Scholarship overview

  • Degree level

    Postgraduate doctoral

  • Value

    Tuition fees (Home & Overseas), bursary (UKRI rates with London allowance + £500 per annum)

  • Number of awards

    1

  • Academic year

    2024/2025

  • Tuition fee status

    Home, Overseas

  • Mode of study

    Full time

  • Available to

    Prospective students

  • Application deadline

    01/03/2024 Closed

  • Additional information

    Scholarship page

    eeepgoffice@imperial.ac.uk

  • Available to applicants in the following departments

    • Electrical and Electronic Engineering

Eligibility criteria

Applicants of any nationality are eligible for consideration for this prestigious academic scholarship. Eligible applicants do not apply directly for this scholarship: if they have been made a PhD offer by the Department of Electrical and Electronic Engineering, an application can be put forward by their supervisor. Please discuss this option with your supervisor at your PhD interview.

Please note: This scholarship is not available to continuing students.

Application process

Submit PhD application to Electrical and Electronic Engineering department by 1st March 2024.

Additional information

About Professor Maria Petrou

The scholarship honours the life and work of Professor Maria Petrou (1953-2012), who was the first woman Professor in the Department of Electrical and Electronic Engineering.
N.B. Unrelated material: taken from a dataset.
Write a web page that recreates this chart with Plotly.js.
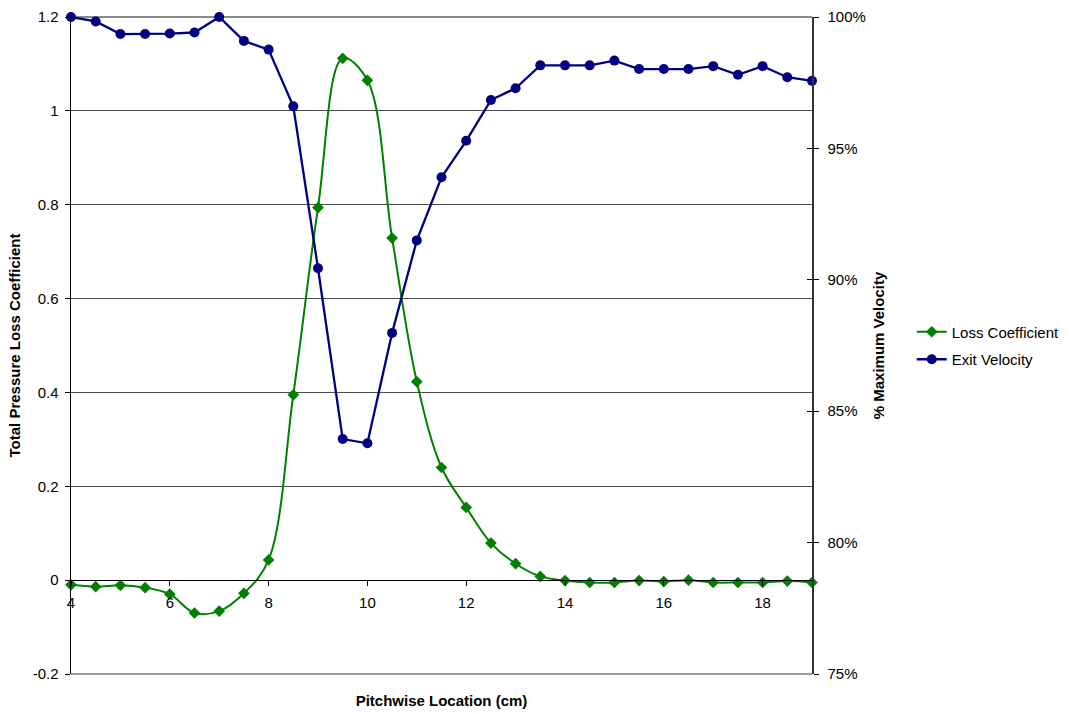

She received numerous honours, including a fellowship of the Royal Academy of Engineering in 2004, and was a passionate advocate for women in engineering.

Maria Petrou was born in Greece and studied Physics at the University of Thessaloniki, scoring the country's highest mark in her entrance exam, before moving to Cambridge to complete her doctorate.

She began her academic career in Astrophysics, but at a time of increased UK government funding for the applied sciences in the early 1980s, Maria - who described herself as a problem-solver - began an academic migration towards research in robotic vision and remote sensing.

Throughout her career in this field, Maria was interested in improving the ability of robots and computers to extract important information from raw data, detecting patterns, and overcoming difficulties associated with textures in images. She is noted for the development of a completely novel type of image representation known as trace transform. This allowed her to manipulate, compare and identify 2-D images by scale or rotation - allowing significant breakthroughs in, for example, face recognition software. She developed advanced techniques for edge and line detection, for texture analysis and for image segmentation, and was a specialist in colour image processing.

Professor Petrou posed an open challenge to her peers to develop a robot for ironing clothes, after her great-aunt came across a news report of a robot football world cup and said: "Why can't (men) develop something really useful, like an ironing robot?" Her great-aunt's challenge became a three-year EU-funded project.